The Blue Gene/L system is expected to be completed by the middle of 2005. Blue Gene/L will give ASTRON the flexibility and unparalleled speed it needs to gather and analyze information from its Low Frequency Array (LOFAR) "software telescope" network. A consortium of universities, research institutes and companies plans to carry out research programs with the telescope when it begins operation a year later.

"Discovery in astronomy goes hand in hand with innovation in technology," said Prof. Harvey Butcher, director at ASTRON. "Together with IBM researchers we hope to learn how to design a new generation of radio telescopes capable of revealing the secrets of the early universe. But there are wider possibilities as well. We are convinced this collaboration with IBM will show the way to a wide variety of applications relating to geophysics and precision agriculture."

The Dutch government's Ministry of Education, Culture and Science is supporting the development of the technologies required for LOFAR, including what will be one of the world's most powerful supercomputers, capable of a peak performance of more than 34 trillion calculations per second, or 34 teraflops. Currently under development in IBM Research, this will be the latest in IBM's Blue Gene family of supercomputers that are poised to tackle other major scientific, business and societal challenges.

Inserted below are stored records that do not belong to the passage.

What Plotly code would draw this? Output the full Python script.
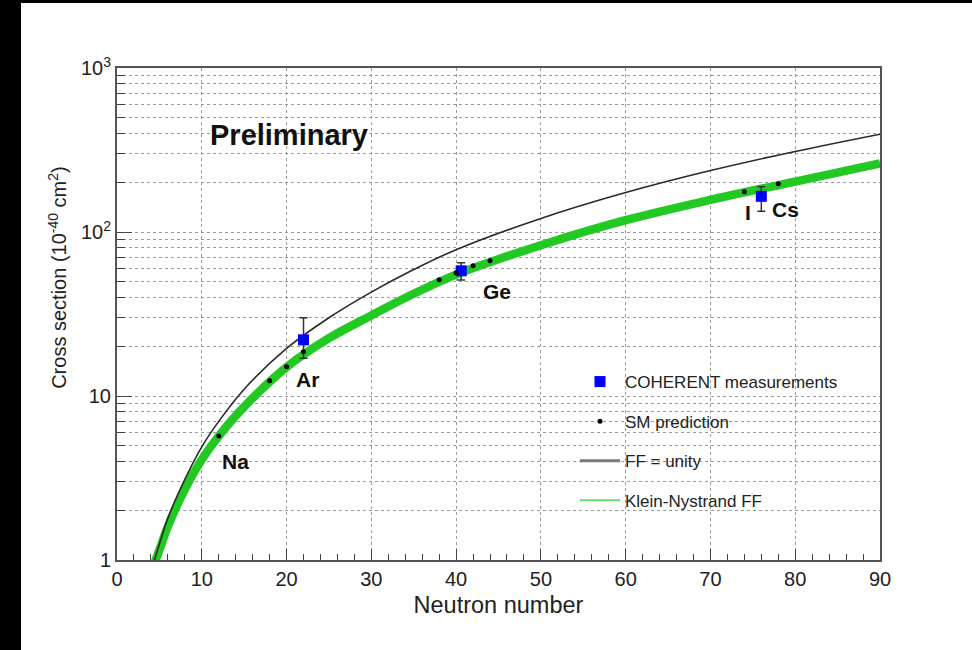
import plotly.graph_objects as go

# ---------------- data ----------------
curve_n = [4.0, 5, 6, 8, 10, 12, 15, 20, 25, 30, 35, 40, 50, 60, 70, 80, 90]
ff_unity = [0.85, 1.25, 1.8, 3.1, 4.9, 7.0, 11.0, 19.5, 30.0, 43.0, 59.0, 78.0, 121.0, 174.0, 237.0, 310.0, 395.0]
kn_n = [4.4, 5, 6, 8, 10, 12, 15, 20, 25, 30, 35, 40, 50, 60, 70, 80, 90]
klein_nystrand = [0.95, 1.15, 1.6, 2.7, 4.1, 5.7, 8.6, 15.0, 22.5, 31.0, 42.0, 55.0, 83.0, 118.0, 157.0, 203.0, 262.0]

sm_n = [12, 18, 20, 22, 38, 40, 42, 44, 74, 78]
sm_xs = [5.7, 12.4, 15.1, 18.6, 51.1, 56.4, 62.2, 66.7, 176.0, 197.0]

meas_n = [22.0, 40.6, 76.0]
meas_xs = [22.0, 58.0, 165.0]
meas_err_hi = [8.0, 7.0, 24.0]
meas_err_lo = [5.0, 7.0, 31.0]

x_ticks = [0, 10, 20, 30, 40, 50, 60, 70, 80, 90]
y_ticks = [1, 10, 100, 1000]
y_tick_text = ["1", "10", "10<sup>2</sup>", "10<sup>3</sup>"]

labels = ["Na", "Ar", "Ge", "I", "Cs"]
label_n = [14.0, 22.5, 44.8, 74.4, 78.9]
label_logy = [0.60, 1.10, 1.635, 2.117, 2.135]

FONT = "Liberation Sans, Arial, Helvetica, sans-serif"

fig = go.Figure()

# Klein-Nystrand band (thick green)
fig.add_trace(go.Scatter(x=kn_n, y=klein_nystrand, mode="lines", line=dict(color="#22c922", width=8.5, shape="spline"),
                         showlegend=False, hoverinfo="skip"))
# FF = unity
fig.add_trace(go.Scatter(x=curve_n, y=ff_unity, mode="lines", line=dict(color="#2a2a2a", width=1.6, shape="spline"),
                         showlegend=False, hoverinfo="skip"))

# Measurements
fig.add_trace(go.Scatter(x=meas_n, y=meas_xs, mode="markers", name="COHERENT measurements",
                         marker=dict(symbol="square", color="#0000ff", size=11),
                         error_y=dict(type="data", symmetric=False, array=meas_err_hi, arrayminus=meas_err_lo,
                                      color="#333333", thickness=1.5, width=4),
                         legendgroup="a"))
# SM prediction
fig.add_trace(go.Scatter(x=sm_n, y=sm_xs, mode="markers", name="SM prediction",
                         marker=dict(color="black", size=5), legendgroup="b"))
# legend entries for curves
fig.add_trace(go.Scatter(x=[None], y=[None], mode="lines", name="FF = unity",
                         line=dict(color="#7a7a7a", width=3), legendgroup="c"))
fig.add_trace(go.Scatter(x=[None], y=[None], mode="lines", name="Klein-Nystrand FF",
                         line=dict(color="#66dd66", width=2), legendgroup="d"))

annotations = []
for t, xn, yl in zip(labels, label_n, label_logy):
    annotations.append(dict(x=xn, y=yl, xref="x", yref="y", text=f"<b>{t}</b>", showarrow=False,
                            font=dict(family=FONT, size=21, color="#111")))
annotations.append(dict(x=20.3, y=2.593, xref="x", yref="y", text="<b>Preliminary</b>", showarrow=False,
                        font=dict(family=FONT, size=29, color="#111")))
annotations.append(dict(x=-0.079, y=0.575, xref="paper", yref="paper", textangle=-90,
                        text="Cross section (10<sup>-40</sup> cm<sup>2</sup>)", showarrow=False,
                        xanchor="center", yanchor="middle",
                        font=dict(family=FONT, size=20, color="#222")))

W, H = 972, 650
L, R, T, B = 117, 92, 68, 90
pw, ph = W - L - R, H - T - B

def px_to_paper_x(px):
    return (px - L) / pw

def px_to_paper_y(py):
    return (H - B - py) / ph

shapes = [
    dict(type="rect", xref="paper", yref="paper", x0=px_to_paper_x(0), x1=px_to_paper_x(21),
         y0=px_to_paper_y(H), y1=px_to_paper_y(0), fillcolor="black", line=dict(width=0), layer="above"),
    dict(type="rect", xref="paper", yref="paper", x0=px_to_paper_x(0), x1=px_to_paper_x(W),
         y0=px_to_paper_y(3), y1=px_to_paper_y(0), fillcolor="black", line=dict(width=0), layer="above"),
]

minor_y = [m * d for d in (1, 10, 100) for m in range(2, 10)]

fig.update_layout(
    width=W, height=H,
    margin=dict(l=L, r=R, t=T, b=B),
    paper_bgcolor="white", plot_bgcolor="white",
    font=dict(family=FONT, color="#222"),
    annotations=annotations, shapes=shapes,
    legend=dict(x=px_to_paper_x(575), y=px_to_paper_y(364), xanchor="left", yanchor="top",
                bgcolor="rgba(255,255,255,0)", font=dict(family=FONT, size=17, color="#222"),
                tracegroupgap=14.5, traceorder="grouped", itemwidth=40),
    showlegend=True,
)

fig.update_xaxes(range=[0, 90], tickvals=x_ticks, ticks="inside", ticklen=11, tickwidth=1, tickcolor="#444",
                 showgrid=True, gridcolor="#9a9a9a", griddash="dot", gridwidth=1,
                 showline=True, linecolor="#555", linewidth=2, mirror=True, zeroline=False,
                 tickfont=dict(family=FONT, size=20, color="#222"),
                 title=dict(text="Neutron number", font=dict(family=FONT, size=23.5, color="#222"), standoff=8),
                 minor=dict(dtick=2, ticks="inside", ticklen=6, tickcolor="#444", showgrid=False))
fig.update_yaxes(type="log", range=[0, 3], tickvals=y_ticks, ticktext=y_tick_text, ticks="inside", ticklen=15,
                 tickwidth=1, tickcolor="#444",
                 showgrid=True, gridcolor="#9a9a9a", griddash="dot", gridwidth=1,
                 showline=True, linecolor="#555", linewidth=2, mirror=True, zeroline=False,
                 tickfont=dict(family=FONT, size=20, color="#222"),
                 minor=dict(tickmode="array", tickvals=minor_y, ticks="inside", ticklen=8, tickcolor="#444",
                            showgrid=True, gridcolor="#9a9a9a", griddash="dot", gridwidth=1))

fig.write_html("out.html", config={"displayModeBar": False},
               post_script="document.body.style.margin='0';")
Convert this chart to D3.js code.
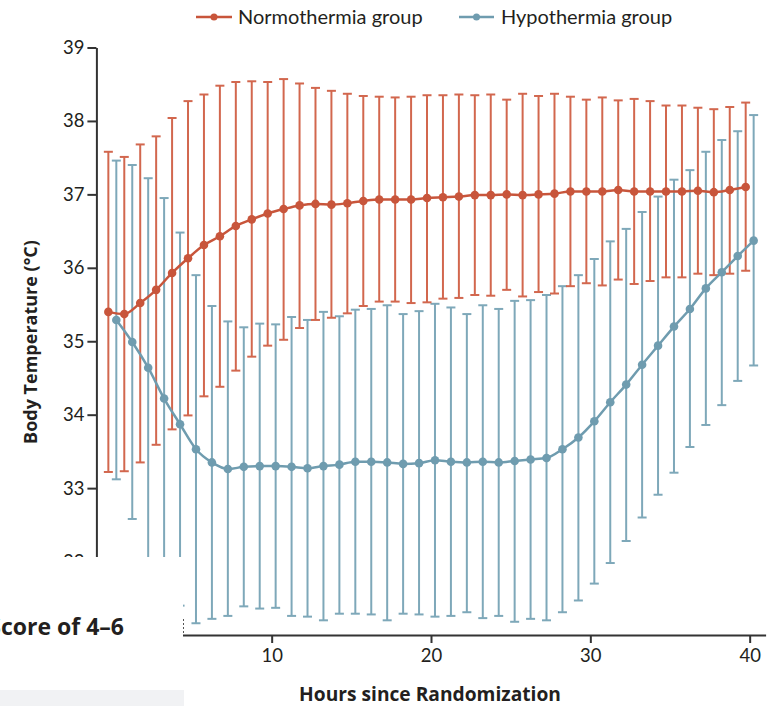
<!DOCTYPE html>
<html>
<head>
<meta charset="utf-8">
<script src="https://cdn.jsdelivr.net/npm/d3@7/dist/d3.min.js"></script>
<style>
  html, body { margin: 0; padding: 0; background: #fff; }
  svg { display: block; }
  text { font-family: Lato, "Open Sans", sans-serif; fill: #231f20; }
  .title { font-family: "Open Sans", Lato, sans-serif; font-weight: 700; }
</style>
</head>
<body>
<svg id="chart" width="773" height="706"></svg>
<script>
// Hourly body temperature (mean with error bars), hours 0-40 after randomization
const hours = d3.range(0, 41);

const normMean = [35.40,35.37,35.52,35.70,35.93,36.13,36.31,36.43,36.57,36.66,36.74,36.80,36.85,36.87,36.86,36.88,36.91,36.93,36.93,36.93,36.95,
                  36.96,36.97,36.99,36.99,37.00,36.99,37.00,37.01,37.04,37.04,37.04,37.06,37.04,37.04,37.04,37.04,37.05,37.03,37.06,37.10];
const normHigh = [37.58,37.51,37.68,37.79,38.04,38.27,38.36,38.48,38.53,38.54,38.53,38.57,38.51,38.45,38.41,38.37,38.34,38.33,38.32,38.33,38.35,
                  38.35,38.36,38.35,38.36,38.29,38.37,38.34,38.37,38.33,38.29,38.32,38.28,38.30,38.27,38.21,38.21,38.18,38.16,38.19,38.25];
const normLow  = [33.22,33.23,33.35,33.59,33.80,33.99,34.25,34.38,34.60,34.79,34.94,35.02,35.18,35.29,35.32,35.38,35.48,35.54,35.54,35.52,35.53,
                  35.58,35.59,35.63,35.62,35.70,35.61,35.67,35.65,35.75,35.79,35.76,35.84,35.78,35.82,35.87,35.87,35.92,35.90,35.92,35.96];

const hypoMean = [35.29,34.99,34.64,34.22,33.87,33.53,33.35,33.26,33.29,33.30,33.30,33.29,33.27,33.30,33.32,33.36,33.36,33.35,33.33,33.34,33.38,
                  33.36,33.35,33.36,33.35,33.37,33.39,33.41,33.53,33.69,33.91,34.17,34.41,34.68,34.94,35.20,35.44,35.72,35.94,36.16,36.37];
const hypoHigh = [37.46,37.40,37.22,36.95,36.48,35.90,35.48,35.27,35.19,35.24,35.23,35.33,35.29,35.40,35.34,35.43,35.44,35.49,35.37,35.41,35.51,
                  35.46,35.37,35.49,35.44,35.55,35.56,35.63,35.75,35.90,36.12,36.36,36.53,36.76,36.97,37.20,37.33,37.58,37.74,37.86,38.08];
const hypoLow  = [33.12,32.58,31.95,31.62,31.40,31.16,31.22,31.26,31.39,31.36,31.37,31.26,31.25,31.20,31.29,31.29,31.28,31.20,31.29,31.28,31.25,
                  31.26,31.31,31.23,31.26,31.18,31.22,31.20,31.31,31.47,31.70,31.98,32.28,32.60,32.91,33.21,33.56,33.86,34.13,34.46,34.67];

const xTicks = [0, 10, 20, 30, 40];
const yTicks = [32, 33, 34, 35, 36, 37, 38, 39];

const groups = [
  { name: "Normothermia group", mean: normMean, low: normLow, high: normHigh, shift: -0.25,
    line: "#c8553b", bar: "#d2674e" },
  { name: "Hypothermia group", mean: hypoMean, low: hypoLow, high: hypoHigh, shift: 0.25,
    line: "#6f9caf", bar: "#7ea8b9" }
];

const svg = d3.select("#chart");
const x = d3.scaleLinear().domain([-1, 41]).range([96.4, 765.6]);
const y = d3.scaleLinear().domain([31, 39]).range([635, 47.5]);

// axes
const yAxis = svg.append("g").attr("transform", "translate(96.4,0)")
  .call(d3.axisLeft(y).tickValues(yTicks).tickSize(9).tickSizeOuter(0).tickPadding(3));
const xAxis = svg.append("g").attr("transform", "translate(0,635)")
  .call(d3.axisBottom(x).tickValues(xTicks).tickSize(8).tickSizeOuter(0).tickPadding(6));
[yAxis, xAxis].forEach(a => {
  a.select(".domain").attr("stroke", "#333").attr("stroke-width", 2);
  a.selectAll(".tick line").attr("stroke", "#333").attr("stroke-width", 2);
  a.selectAll(".tick text").style("font-size", "18.5px").style("font-family", "Lato, sans-serif").attr("fill", "#231f20");
});

// error bars (hypothermia first, normothermia over it)
const capHalf = 4.5;
[groups[1], groups[0]].forEach(g => {
  const eb = svg.append("g").attr("stroke", g.bar).attr("stroke-width", 2).attr("fill", "none");
  hours.forEach((h, i) => {
    const cx = x(h + g.shift);
    eb.append("line").attr("x1", cx).attr("x2", cx).attr("y1", y(g.low[i])).attr("y2", y(g.high[i]));
    eb.append("line").attr("x1", cx - capHalf).attr("x2", cx + capHalf).attr("y1", y(g.high[i])).attr("y2", y(g.high[i]));
    eb.append("line").attr("x1", cx - capHalf).attr("x2", cx + capHalf).attr("y1", y(g.low[i])).attr("y2", y(g.low[i]));
  });
});

// mean lines with markers
groups.forEach(g => {
  const pts = hours.map((h, i) => [x(h + g.shift), y(g.mean[i])]);
  svg.append("path").attr("d", d3.line().curve(d3.curveMonotoneX)(pts))
    .attr("fill", "none").attr("stroke", g.line).attr("stroke-width", 2.5);
  svg.append("g").selectAll("circle").data(pts).join("circle")
    .attr("cx", d => d[0]).attr("cy", d => d[1]).attr("r", 4.3).attr("fill", g.line);
});

// axis titles
svg.append("text").attr("class", "title").attr("x", 430).attr("y", 701).attr("text-anchor", "middle")
  .style("font-size", "19.2px").text("Hours since Randomization");
svg.append("text").attr("class", "title").attr("transform", "translate(37,342) rotate(-90)").attr("text-anchor", "middle")
  .style("font-size", "18px").text("Body Temperature (°C)");

// legend
const legend = [
  { g: groups[0], x0: 196, x1: 232, tx: 238 },
  { g: groups[1], x0: 459, x1: 494, tx: 501 }
];
legend.forEach(l => {
  svg.append("line").attr("x1", l.x0).attr("x2", l.x1).attr("y1", 17).attr("y2", 17)
    .attr("stroke", l.g.line).attr("stroke-width", 2.5);
  svg.append("circle").attr("cx", (l.x0 + l.x1) / 2).attr("cy", 17).attr("r", 3.5).attr("fill", l.g.line);
  svg.append("text").attr("x", l.tx).attr("y", 24).style("font-size", "20px").text(l.g.name);
});

// panel lying over the lower-left corner
svg.append("rect").attr("x", 0).attr("y", 557).attr("width", 183).attr("height", 149).attr("fill", "#fff");
svg.append("rect").attr("x", 0).attr("y", 690).attr("width", 184).attr("height", 16).attr("fill", "#f1f2f4");
svg.append("text").attr("class", "title").attr("x", 124).attr("y", 635).attr("text-anchor", "end")
  .style("font-size", "23px").text("Score of 4–6");
svg.append("line").attr("x1", 183.5).attr("x2", 183.5).attr("y1", 619).attr("y2", 634)
  .attr("stroke", "#555").attr("stroke-width", 1).attr("stroke-dasharray", "2,2");
</script>
</body>
</html>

"The challenge of processing unprecedented data volumes requires us to raise our technology to a new level," said William Pulleyblank, director of exploratory server systems, IBM Research. "Blue Gene/L provides the flexibility and power to enable us to meet this grand challenge."

Unlike current observatories that use big optical mirrors or radio dishes to point to distant galaxies, ASTRON will harness more than 10,000 simple radio antennas spread across the northern Netherlands and into the German state of Lower Saxony and interpret them using high-speed calculations.

A team of IBM researchers and designers will collaborate with ASTRON scientists to develop a system capable of processing the huge amounts of data in real time. The Blue Gene/L supercomputer is a low-power consuming, compact machine able to receive 768 Giga-bits of new data every second. Over 12,000 PowerPC microprocessors provide the "brains." This new method combines incredible computing power and real-time data streaming to filter out man-made radio noise and distortions from the upper atmosphere, allowing scientists to see farther and more clearly than ever before.